Electric field biased Faraday rotation in multiferroic chromium-doped bismuth ferrite thin films

Multiferroics, materials which possess multiple ferroic orders, have seen a revival of interest in recent years as the need for multifunctional and multitunable devices has increased. A subset of multiferroics exhibit what is known as the magnetoelectric effect. The magnetoelectric effect is a generation of electric polarization via an applied magnetic field, and conversely the generation of magnetization due to an applied electric field. This particular effect is of interest due to the potential to control and tune devices by both electric and magnetic fields. Examining how this effect alters the magneto-optic response of the well-known multiferroic, BiFeO3 (BFO), could provide useful insight into how these multiferroics would function in optical devices.
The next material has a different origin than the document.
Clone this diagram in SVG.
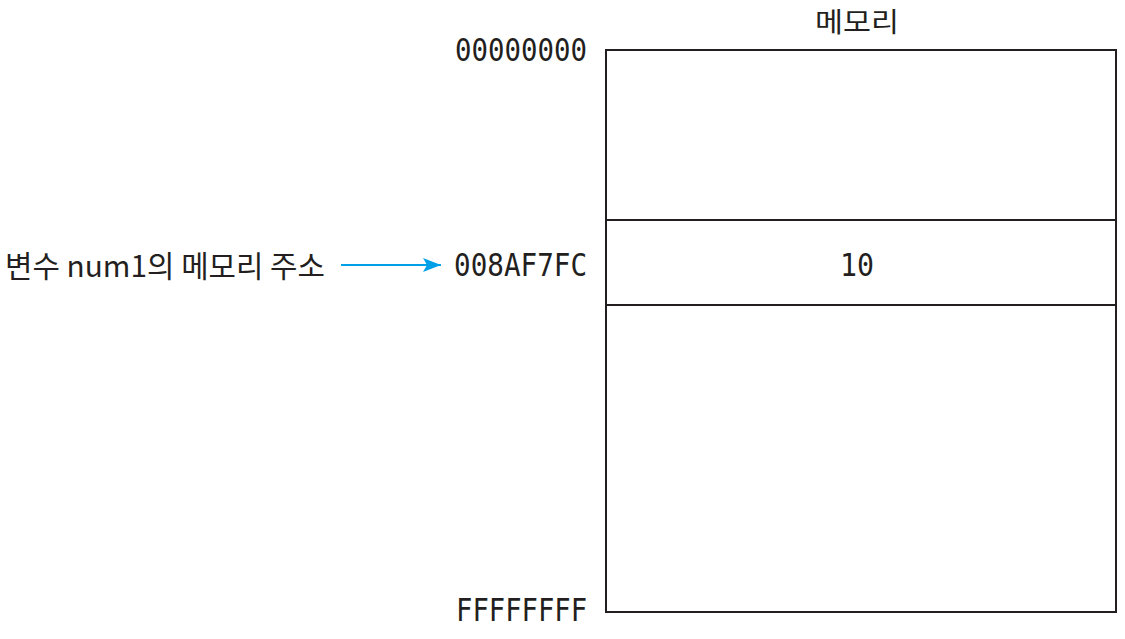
<svg xmlns="http://www.w3.org/2000/svg" width="1125" height="639" viewBox="0 0 1125 639">
<style>
.mono{font-family:"DejaVu Sans Mono","Liberation Mono",monospace;font-size:32px;fill:#231f20}
.kr{font-family:"Noto Sans CJK KR","Noto Sans",sans-serif;font-size:30px;fill:#231f20}
.title{font-size:27.5px}
.box{fill:none;stroke:#231f20;stroke-width:2}
</style>
<defs>
<marker id="ah" markerWidth="18" markerHeight="14" refX="18" refY="7" orient="auto" markerUnits="userSpaceOnUse">
<path d="M0,0 L18,7 L0,14 L4,7 Z" fill="#00a0e9"/>
</marker>
</defs>
<rect width="1125" height="639" fill="#ffffff"/>
<g id="memory">
<text class="kr title" x="857" y="32" text-anchor="middle" textLength="84" lengthAdjust="spacingAndGlyphs">메모리</text>
<rect class="box" x="606" y="50" width="510" height="562"/>
<line class="box" x1="606" y1="220" x2="1116" y2="220"/>
<line class="box" x1="606" y1="305" x2="1116" y2="305"/>
<text class="mono" x="857" y="276" text-anchor="middle" textLength="34" lengthAdjust="spacingAndGlyphs">10</text>
</g>
<g id="addresses">
<text class="mono" x="587" y="61" text-anchor="end" textLength="132" lengthAdjust="spacingAndGlyphs">00000000</text>
<text class="mono" x="587" y="276" text-anchor="end" textLength="133" lengthAdjust="spacingAndGlyphs">008AF7FC</text>
<text class="mono" x="587" y="621" text-anchor="end" textLength="131" lengthAdjust="spacingAndGlyphs">FFFFFFFF</text>
</g>
<g id="label">
<text class="kr" x="5" y="277" textLength="320" lengthAdjust="spacingAndGlyphs">변수 num1의 메모리 주소</text>
</g>
<g id="connectors">
<line x1="341" y1="265" x2="441" y2="265" stroke="#00a0e9" stroke-width="2" marker-end="url(#ah)"/>
</g>
</svg>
The Faraday rotation of a 10% Cr-doped BFO (111) thin film on an MgO substrate was measured for three conditions using an ac magnetic field technique: no biasing electric field, a positive 2 kV/m electric field, and a negative 2 kV/m electric field. The Verdet constant for these three conditions at an optical wavelength of 632.8 nm was 20.48 deg/kOe-cm, 21.25 deg/kOe-cm, and 2.01 deg/kOe-cm respectively. These results demonstrate the possibility to manipulate the magneto-optic response of the thin film with an external dc electric field. This low magneto-optic response is due primarily to the still relatively weak magnetization of the BFO thin film, as well as its high optical absorption further enhanced by the Cr-doping. Future work to both overcome these deficiencies and investigate how precisely the magneto-optic response can be controlled by an external field is presented and discussed.